SUN CITY GIRLS - 330,003 Crossdressers From Beyond the Rig Veda (1996)

Review by: Star Trek II: The Wrath of Khan
Album assigned by: Tristan Peterson



This is not an easy record to like; at least not on the first few tentative listens. Things are made difficult from the start and the first couple of tracks present a particularly serious obstacle to the casual listener, uninitiated into the ways of the Sun City Girls: hideous shrieking vocals that are reminiscent of nothing so much as a cat being slowly strangled or roasted alive over an open fire set to a feeble, scratchy accompaniment of out of tune guitars played with such obnoxious artlessness that your instant first reaction is to curl your fingers into a fist and head for whatever sound source that the music is emanating from. The point being that this is pure aural troll-ery at its finest and most music fans would feel no qualms about giving up on the record after having stuck it out for, I dunno, the first 5 minutes or so. 

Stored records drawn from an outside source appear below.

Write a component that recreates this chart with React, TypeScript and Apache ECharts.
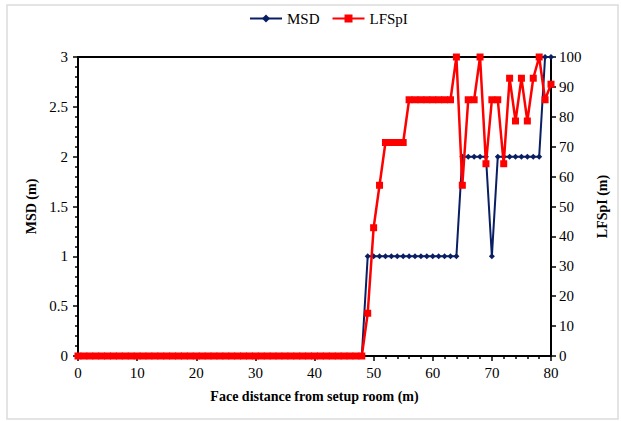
import React, { useEffect, useRef } from "react";
import * as echarts from "echarts";

const distances: number[] = Array.from({ length: 81 }, (_, i) => i);
const msdValues: number[] = [
  0, 0, 0, 0, 0, 0, 0, 0, 0, 0,
  0, 0, 0, 0, 0, 0, 0, 0, 0, 0,
  0, 0, 0, 0, 0, 0, 0, 0, 0, 0,
  0, 0, 0, 0, 0, 0, 0, 0, 0, 0,
  0, 0, 0, 0, 0, 0, 0, 0, 0, 1,
  1, 1, 1, 1, 1, 1, 1, 1, 1, 1,
  1, 1, 1, 1, 1, 2, 2, 2, 2, 2,
  1, 2, 2, 2, 2, 2, 2, 2, 2, 3,
  3,
];
const lfspiValues: number[] = [
  0, 0, 0, 0, 0, 0, 0, 0, 0, 0,
  0, 0, 0, 0, 0, 0, 0, 0, 0, 0,
  0, 0, 0, 0, 0, 0, 0, 0, 0, 0,
  0, 0, 0, 0, 0, 0, 0, 0, 0, 0,
  0, 0, 0, 0, 0, 0, 0, 0, 0, 14.3,
  42.9, 57.1, 71.4, 71.4, 71.4, 71.4, 85.7, 85.7, 85.7, 85.7,
  85.7, 85.7, 85.7, 85.7, 100, 57.1, 85.7, 85.7, 100, 64.3,
  85.7, 85.7, 64.3, 92.9, 78.6, 92.9, 78.6, 92.9, 100, 85.7,
  90.9,
];

const SERIF = "'Liberation Serif', 'Times New Roman', serif";

export default function App() {
  const ref = useRef<HTMLDivElement>(null);
  useEffect(() => {
    if (!ref.current) return;
    const chart = echarts.init(ref.current, null, { renderer: "svg" });
    const msdData = distances.map((d, i) => [d, msdValues[i]]);
    const lfData = distances.map((d, i) => [d, lfspiValues[i]]);
    chart.setOption({
      animation: false,
      backgroundColor: "#ffffff",
      graphic: [
        {
          type: "rect",
          shape: { x: 7, y: 5, width: 611, height: 414 },
          style: { fill: "none", stroke: "#dcdcdc", lineWidth: 1.5 },
          silent: true,
        },
      ],
      legend: {
        top: 6,
        left: 244,
        itemWidth: 32,
        itemHeight: 10,
        itemGap: 12,
        textStyle: { fontFamily: SERIF, fontSize: 15, color: "#000" },
        data: ["MSD", "LFSpI"],
      },
      grid: {
        left: 78,
        right: 70,
        top: 57,
        bottom: 65,
        show: true,
        borderColor: "#000",
        borderWidth: 2,
        backgroundColor: "transparent",
      },
      xAxis: {
        type: "value",
        min: 0,
        max: 80,
        interval: 10,
        name: "Face distance from setup room (m)",
        nameLocation: "middle",
        nameGap: 33,
        nameTextStyle: { fontFamily: SERIF, fontSize: 14, fontWeight: "bold", color: "#000" },
        axisLine: { lineStyle: { color: "#000", width: 2 } },
        axisTick: { show: true, length: 5, lineStyle: { color: "#000", width: 1.5 } },
        minorTick: { show: true, splitNumber: 5, length: 3, lineStyle: { color: "#000", width: 1.5 } },
        axisLabel: { fontFamily: SERIF, fontSize: 15, color: "#000", margin: 9 },
        splitLine: { show: false },
      },
      yAxis: [
        {
          type: "value",
          min: 0,
          max: 3,
          interval: 0.5,
          position: "left",
          name: "MSD (m)",
          nameLocation: "middle",
          nameRotate: 90,
          nameGap: 37,
          nameTextStyle: { fontFamily: SERIF, fontSize: 14, fontWeight: "bold", color: "#000" },
          axisLine: { show: true, lineStyle: { color: "#000", width: 2 } },
          axisTick: { show: true, length: 5, lineStyle: { color: "#000", width: 1.5 } },
          minorTick: { show: true, splitNumber: 5, length: 3, lineStyle: { color: "#000", width: 1.5 } },
          axisLabel: { fontFamily: SERIF, fontSize: 15, color: "#000", margin: 10 },
          splitLine: { show: false },
        },
        {
          type: "value",
          min: 0,
          max: 100,
          interval: 10,
          position: "right",
          name: "LFSpI (m)",
          nameLocation: "middle",
          nameRotate: 90,
          nameGap: 44,
          nameTextStyle: { fontFamily: SERIF, fontSize: 14, fontWeight: "bold", color: "#000" },
          axisLine: { show: true, lineStyle: { color: "#000", width: 2 } },
          axisTick: { show: true, length: 5, lineStyle: { color: "#000", width: 1.5 } },
          axisLabel: { fontFamily: SERIF, fontSize: 15, color: "#000", margin: 8 },
          splitLine: { show: false },
        },
      ],
      series: [
        {
          name: "MSD",
          type: "line",
          yAxisIndex: 0,
          data: msdData,
          symbol: "diamond",
          symbolSize: 6,
          lineStyle: { color: "#0a1f63", width: 2 },
          itemStyle: { color: "#0a1f63" },
          z: 2,
        },
        {
          name: "LFSpI",
          type: "line",
          yAxisIndex: 1,
          data: lfData,
          symbol: "rect",
          symbolSize: 7,
          lineStyle: { color: "#ff0000", width: 2.5 },
          itemStyle: { color: "#ff0000" },
          z: 3,
        },
      ],
    });
    return () => chart.dispose();
  }, []);
  return <div ref={ref} style={{ width: 621, height: 421, position: "absolute", left: 0, top: 0 }} />;
}
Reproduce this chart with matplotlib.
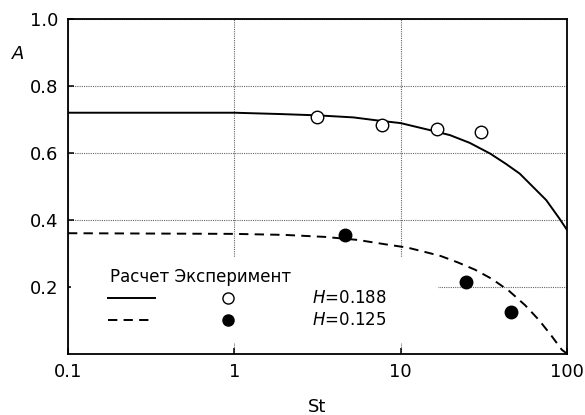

I decided however to persevere and try and overcome my initial, understandable aversion to the Girls’ unrepentantly autistic levels of zaniness. And lo, my persistence was eventually rewarded. The album gets much more engaging and much less annoying as it progresses, and it improves even more on successive listens -- and although those scrawny vocals continue to be a point of contention for me, taken as a whole the record is definitely more hit than miss. The idiotic swirling chaos that marks the very beginning of the record settles down to a much more compelling musical morass that edges towards drone-y minimalism on the second disc -- and fuck those guys can really play. What you get for the most part is actually fairly conventional as far as late 20th century popular-avant garde music hybrids go; Sun Ra especially seems to be a big influence. 

I’m not really au fait with the rest of the Sun City Girls’ catalogue so I don’t know whether their other albums are this consciously ‘eastern sounding’ or whether this record was a focused attempt on the part of the band to discover affinities with a host of different asian musics, here ranging from gamelan and religious chants to hindi film tunes. They actually manage to do justice to the film tunes in question though with their thin nervy guitars and frenzied hysterical vocals it helps that the songs were utterly over the top in the first place. Cruel and Thin in particular seems fairly genuine and heartfelt rendering of the original (whatever it was; I wasn’t able to track it down) that really stands out in the midst of a record that is generally feels emotionally retarded if not deeply neurotic. But of course it wouldn’t be the Sun City Girls if one of the next tracks didn’t sound very much like a freshly castrated schizophrenic having a protracted argument with himself in an alley at three 3am to a vaguely gamelan-ish accompaniment. 

The highlight of the album however has to be Ghost Ghat Trespass, a collaboration with the great avant garde violinist Eyvind Kang that really showcases the group’s chops and allows them to stretch out their improvisational wings over the space of 34 minutes -- and trust me they go all out.